И вот однажды Виктор, тогда уже первокурсник, завел с Галиной разговор об их семье. Они в тот день оказались дома одни. Отец, как всегда, работал, «пользовал сифилитиков», по образному заявлению Виктора, а мать ушла по магазинам.
Галя разогрела брату обед и присела напротив за кухонный стол. Виктор бодро, с аппетитом хлебал горячий борщ, ломал на куски черняшку и довольно покряхтывал. Он обожал вкусно и сытно есть.
– Галка, ты о своем дворянстве знаешь? – спросил брат в коротком промежутке между двумя ложками.
Галина кивнула:
– Слышала. Краем уха. Родители терпеть не могут об этом говорить.
– Угу. – Виктор проворно отправлял в рот ложку за ложкой. – Предки, выходит, здоровски держат языки за зубами. А знаешь почему?
– Почему?
– Да потому что хотят найти фамильные драгоценности!
Галя засмеялась:
– Ты бы читал поменьше фантастики! В жизни все не так.
– Все так! – заявил брат, по-деревенски подчищая тарелку куском хлеба. Прямо настоящий дворянский отпрыск! – Я нашел тут случайно один любопытный документик. Письмо нашего деда к нашей бабке. У отца оно хранится.
– Ты рылся в папином столе? – нахмурилась Галя. – Это низко!
Виктор пренебрежительно махнул рукой:
– Да ладно, нравственная ты наша! Я искал подтверждение нашего дворянства. Эх, как охота побыть настоящим барином!
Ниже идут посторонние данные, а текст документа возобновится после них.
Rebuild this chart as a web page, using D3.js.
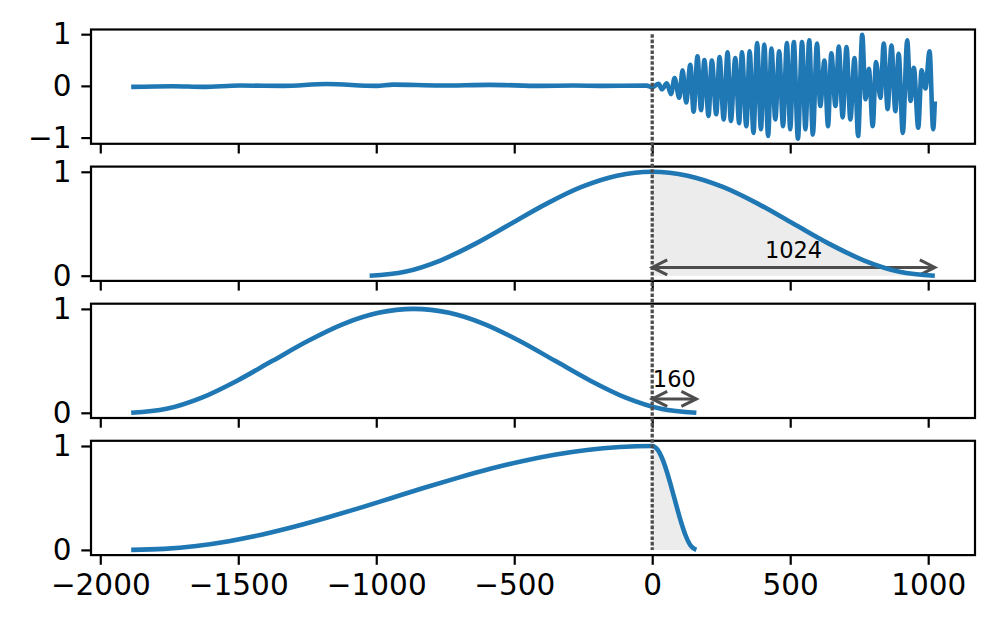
<!DOCTYPE html>
<html>
<head>
<meta charset="utf-8">
<script src="https://cdn.jsdelivr.net/npm/d3@7"></script>
<style>
  body { margin: 0; background: #fff; }
  svg { display: block; }
  text { font-family: "DejaVu Sans", sans-serif; }
</style>
</head>
<body>
<svg id="chart" width="997" height="631"></svg>
<script>
// top panel: the signal (mostly its peaks and troughs)
const signalX = [-1888, -1736, -1628, -1494, -1338, -1180, -999, -939, -769, -588, -406, -286, -178, -20, 0,
    23, 35, 53, 68, 81, 98, 110, 123, 138, 150, 164, 177, 189, 204, 216, 232, 244, 259, 273, 285,
    301, 315, 325, 341, 353, 367, 380, 394, 406, 420, 432, 446, 460, 474, 488, 500, 513, 528, 543,
    555, 569, 582, 597, 609, 624, 637, 649, 664, 676, 690, 704, 718, 733, 746, 761, 773, 785, 799,
    811, 827, 839, 853, 867, 881, 893, 908, 924, 936, 948, 964, 976, 990, 1005, 1018, 1024];
const signalY = [-0.02, -0.006, -0.02, 0.006, 0, 0.035, 0, 0.025, 0.006, 0.02, 0, 0.006, 0, 0.005, -0.03,
    0.04, -0.065, 0.05, -0.16, 0.15, -0.23, 0.30, -0.32, 0.41, -0.50, 0.57, -0.47, 0.50, -0.58, 0.49, -0.55, 0.56, -0.65, 0.65, -0.68,
    0.54, -0.72, 0.65, -0.78, 0.67, -0.91, 0.83, -0.84, 0.80, -0.97, 0.72, -0.65, 0.67, -0.78, 0.83, -0.84, 0.85, -1.02, 0.85,
    -0.84, 0.88, -0.94, 0.82, -0.39, 0.49, -0.78, 0.63, -0.39, 0.76, -0.61, 0.75, -0.65, 0.54, -0.97, 0.99, -0.26, 0.33, -0.78,
    0.46, -0.23, 0.82, -0.45, 0.78, -0.49, 0.62, -0.91, 0.88, -0.29, 0.35, -0.81, 0.30, -0.05, 0.67, -0.84, -0.30];

// second panel: centred window
const centredX = [-1024, -896, -768, -640, -512, -384, -256, -128, 0, 128, 256, 384, 512, 640, 768, 896, 1024];
const centredY = [0, 0.038, 0.146, 0.309, 0.5, 0.691, 0.854, 0.962, 1, 0.962, 0.854, 0.691, 0.5, 0.309, 0.146, 0.038, 0];

// third panel: shifted window
const shiftedX = [-1888, -1760, -1632, -1504, -1376, -1248, -1120, -992, -864, -736, -608, -480, -352, -224, -96, 32, 160];
const shiftedY = [0, 0.038, 0.146, 0.309, 0.5, 0.691, 0.854, 0.962, 1, 0.962, 0.854, 0.691, 0.5, 0.309, 0.146, 0.038, 0];

// bottom panel: asymmetric window
const asymX = [-1888, -1770, -1652, -1534, -1416, -1298, -1180, -1062, -944, -826, -708, -590, -472, -354, -236, -118, 0,
    20, 40, 60, 80, 100, 120, 140, 160];
const asymY = [0, 0.0096, 0.038, 0.084, 0.146, 0.222, 0.309, 0.402, 0.5, 0.598, 0.691, 0.778, 0.854, 0.916, 0.962, 0.990, 1,
    0.962, 0.854, 0.691, 0.5, 0.309, 0.146, 0.038, 0];

const xTicks = [-2000, -1500, -1000, -500, 0, 500, 1000];
const arrowLengths = [1024, 160];

const blue = "#1f77b4", gray = "#4d4d4d", shade = "#ececec";
const left = 91, right = 975;
const panelTop = [29.5, 166.6, 303.7, 440.8], panelH = 114.3;

const svg = d3.select("#chart");

const allX = signalX.concat(centredX, shiftedX, asymX);
const xPad = (d3.max(allX) - d3.min(allX)) * 0.05;
const x = d3.scaleLinear().domain([d3.min(allX) - xPad, d3.max(allX) + xPad]).range([left, right]);

const panels = [
    { xs: signalX, ys: signalY, yTicks: [-1, 0, 1] },
    { xs: centredX, ys: centredY, yTicks: [0, 1], fillTo: 1024, arrow: 0 },
    { xs: shiftedX, ys: shiftedY, yTicks: [0, 1], fillTo: 160, arrow: 1 },
    { xs: asymX, ys: asymY, yTicks: [0, 1], fillTo: 160 }
];

panels.forEach((p, i) => {
    let lo = d3.min(p.ys), hi = d3.max(p.ys), m = (hi - lo) * 0.05;
    p.y = d3.scaleLinear().domain([lo - m, hi + m]).range([panelTop[i] + panelH, panelTop[i]]);
    p.pts = p.xs.map((v, k) => [v, p.ys[k]]);

    let g = svg.append("g");

    // shaded part right of zero
    if (p.fillTo) {
        let pts = p.pts.filter(d => d[0] >= 0 && d[0] <= p.fillTo);
        g.append("path")
            .attr("d", d3.area().x(d => x(d[0])).y0(p.y(0)).y1(d => p.y(d[1])).curve(d3.curveMonotoneX)(pts))
            .attr("fill", shade);
    }

    if (p.arrow !== undefined) {
        let len = arrowLengths[p.arrow];
        let ay = p.arrow === 0 ? 0.08 : 0.134;
        let ty = p.arrow === 0 ? 0.175 : 0.245;
        let yy = p.y(ay), x0 = x(0), x1 = x(len);
        g.append("line").attr("x1", x0).attr("x2", x1).attr("y1", yy).attr("y2", yy)
            .attr("stroke", gray).attr("stroke-width", 3);
        [[x0, 1], [x1, -1]].forEach(([hx, dir]) => {
            g.append("path")
                .attr("d", `M${hx + dir * 15},${yy - 7.5}L${hx},${yy}L${hx + dir * 15},${yy + 7.5}`)
                .attr("fill", "none").attr("stroke", gray).attr("stroke-width", 3);
        });
        g.append("text").attr("x", x(len / 2)).attr("y", p.y(ty))
            .attr("text-anchor", "middle").attr("font-size", "22.5px").text(len);
    }

    g.append("path")
        .attr("d", d3.line().x(d => x(d[0])).y(d => p.y(d[1])).curve(d3.curveMonotoneX)(p.pts))
        .attr("fill", "none").attr("stroke", blue).attr("stroke-width", 4.6)
        .attr("stroke-linejoin", "round");

    let ya = svg.append("g").attr("transform", `translate(${left},0)`)
        .call(d3.axisLeft(p.y).tickValues(p.yTicks).tickFormat(d3.format("d")).tickSize(9.7).tickPadding(9.7));
    let xa = svg.append("g").attr("transform", `translate(0,${panelTop[i] + panelH})`)
        .call(d3.axisBottom(x).tickValues(xTicks).tickSize(9.7).tickPadding(9.7)
            .tickFormat(i === 3 ? d3.format("d") : ""));
    [ya, xa].forEach(a => {
        a.select(".domain").remove();
        a.selectAll(".tick line").attr("stroke", "#000").attr("stroke-width", 2.2);
        a.selectAll(".tick text").attr("fill", "#000").attr("font-size", "29.5px")
            .attr("font-family", "DejaVu Sans, sans-serif");
    });

    svg.append("rect").attr("x", left).attr("y", panelTop[i]).attr("width", right - left).attr("height", panelH)
        .attr("fill", "none").attr("stroke", "#000").attr("stroke-width", 2.2);
});

// dotted marker at zero across all panels
svg.append("line")
    .attr("x1", x(0)).attr("x2", x(0))
    .attr("y1", panels[0].y(1)).attr("y2", panels[3].y(0))
    .attr("stroke", gray).attr("stroke-width", 3.3).attr("stroke-dasharray", "3.6,1.8");
</script>
</body>
</html>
– Ничего не делать, валяться на диване, слуг гонять туда-сюда! – подхватила Галя.
– Ну и что? – с вызовом отозвался брат. – Самое оно! Труба зовет! Я бы не возражал против такой житухи, но нам она, увы, не грозит и не светит, как ни обидно. Придется, стало быть, крутиться самим. Но вернемся к нашим баранам, то бишь к письму. В нем дед пишет, что оставил драгоценности – какие, не перечислил – в своем имении за городом.
– А ты уверен, что это письмо деда? – недоверчиво спросила Галя.
– Подпись, число, бумага старая, еле живая… Обращение к бабуле. Имя ее, понимаешь? Чернила расплывающиеся. И почерк.
– Витька, ты совсем сдурел! – возмутилась Галина. – Откуда тебе знать почерк деда?!
– А у отца сохранились рецепты, выписанные дедовой рукой, – пояснил Виктор. Все-то он знал! – Папаня в них иногда отыскивает полезное для своих сифилитиков. Я сам видел.